Zaczęło się w Bieszczadach
Pochodzący z Otmuchowa na Opolszczyźnie 56-letni Stanisław Panfil w wieku 10 lat za sprawą rodziców trafił do Strzelna, a potem do Mogilna, gdzie mieszka do dziś. Należy do sporego w naszym rejonie grona rzeźbiarzy nieprofesjonalnych, skupionego w bydgoskim Stowarzyszeniu Twórców Ludowych i Nieprofesjonalnych.
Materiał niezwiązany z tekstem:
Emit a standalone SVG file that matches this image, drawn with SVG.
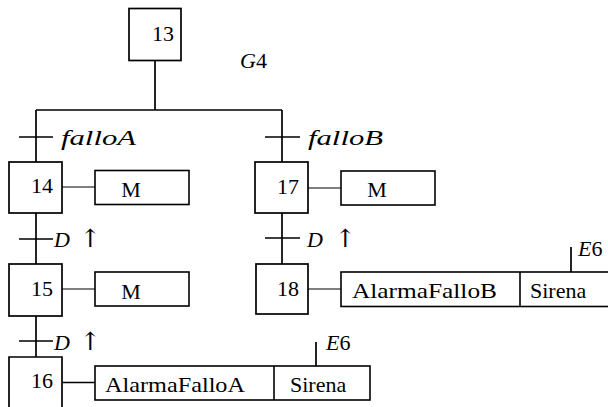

Rzeźbiarstwem zajmuje się od 30 lat. Jego wielka przygoda z dłutem zaczęła się w 1976 roku, w Bieszczadach, gdzie zafascynowała go rzeźba ludowa. W tym czasie zaczął próbować sam tworzyć w drewnie. Pierwsze wyróżnienie, jakie otrzymał w 1976 r. w Warszawie okazało się najlepsza motywacją. I rzeźbiarska pasja trwa do dziś. Był uczestnikiem wielu plenerów, ma na swoim koncie wystawy indywidualne i udział w zbiorowych.
Wierny swojej estetyce
Odznaką "Zasłużony dla kultury polskiej" dekoruje Stanisława Panfila dyrektor muzeum Edmund Kozłowski
- Rzeźbię, bo musze, bo czuję taką potrzebę - mówi "Pomorskiej" Stanisław Panfil. - W ten sposób wyrażam siebie i swój stosunek do świata. Daleki od "izmów" i "trendów" w sztuce, pozostaje wierny swojej estetyce, która trafia w gusta odbiorców jego prac. Wiele z nich zdobi prywatne kolekcje i zbiory placówek kulturalnych. "Ulubiona tematyka artysty to postaci szlachty polskiej, ludzie wsi, dawne rzemiosło i sylwetki świętych" - czytamy w katalogu jego jubileuszowej wystawy na 30-lecie pracy twórczej, jaką w sobotę otwarto w nowej sali Muzeum Ziemi Mogileńskiej w Chabsku. Możemy na niej podziwiać zarówno duże rzeźby powstałe na plenerach, płaskorzeźby, jak i tzw. rzeźbę użytkowo-ogrodową.
Za zasługi dla kultury
Podczas uroczystości otwarcia ekspozycji, która zgromadziła duże grono miłośników jego twórczości i sympatyków, także z innych miast Stanisław Panfli otrzymał przyznaną przez ministra kultury odznakę honorową "Zasłużony dla kultury polskiej".
Wystawa w Chabsku będzie czynna do końca kwietnia.